Joseph Lowery, who founded the Southern Christian Leadership Conference along with King, urged the crowd to continue working for King’s ideals.

“We’ve come to Washington to commemorate,” the 92-year-old civil rights leader said, “and we’re going home to agitate.”

LGBT groups issue letter supporting civil rights march

With events marking the 50th anniversary of the Great March on Washington set for this weekend and through next week, a coalition of LGBT civil rights groups has issued a letter of support.

The National Gay and Lesbian task Force led the effort to collect support from the LGBT community.

The letter reads:

Over the past year, our community has celebrated tremendous wins in the fight for lesbian, gay, bisexual and transgender equality and justice.

We have collectively cheered the first ever Senate committee markup of an inclusive Employment Non-Discrimination Act, the Social Security Administration’s modernization of its gender marker policy and U.S. Supreme Court wins on marriage equality in the Windsor and Perry rulings. But we remain frustrated that ENDA is still not the law of the land and we’re angered and deeply disappointed with the Court’s decision to turn back critical parts of the historic Voting Rights Act in Shelby.

We must channel this frustration and disappointment into action to tackle employment discrimination, voter suppression tactics, immigration reform and racial profiling, to name only a few.

This month we have an opportunity to bring the combined energy from our victories to a major gathering that will commemorate the 50th anniversary of the March on Washington for Jobs & Freedom. History was made that day 50 years ago when thousands came to Washington, D.C. to lift up their voices in support of civil rights, employment protection and an end to racial segregation in our nation’s schools. On Aug. 24, we will rededicate ourselves to that dream of equality and justice.

It has been over 40 years since Stonewall and the birth of the modern LGBTQ rights movement. As national, state and local LGBTQ organizations, we know that while there have been many advancements over the last four decades since Stonewall and the five decades since the 1963 March, there is still much more work to be done. We are proud to commemorate the 1963 March and, once again, come together and collectively take action to “Realize the Dream.”
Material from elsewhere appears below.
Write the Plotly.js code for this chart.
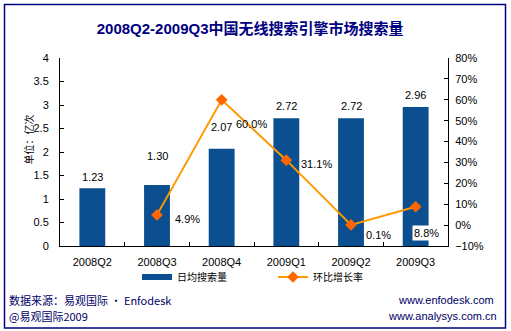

At a time when the nation still does not have clear federal laws barring discrimination on the basis of sexual orientation or gender identity, we still need to step up and be visible. We believe that everyone deserves the opportunity to find and keep a job in a safe work environment with a living wage regardless of their sexual orientation or gender identity and expression. We also believe that all members of our community, whether they are seniors, middle-aged or youth, deserve to be safe from violence, harassment, exploitation and racial profiling when they are at home, school, work, or in any other public places. As LGBTQ people, we believe that quality health care should be accessible, affordable and culturally competent. We believe that the 11 million undocumented immigrants, including at least 267,000 undocumented LGBT people living in this country, should have a real pathway to citizenship and people from all backgrounds should be able to stay with their families. We believe these are issues that cut across all lines of gender, race and ethnicity, gender identity and sexual orientation, ability and immigration status. It’s time to join forces and demonstrate our collective power.

Take Action

Working together, this rally and mobilization is an opportunity to lift up the voices of LGBT people as part of a broad progressive agenda for social and economic justice. Please join us on Saturday, Aug. 24, at 8 a.m.-3 p.m. in Washington, D.C., at the DC War Memorial at 900 Independence Ave, SW, Washington, DC 20245, as we come together in support of freedom and justice!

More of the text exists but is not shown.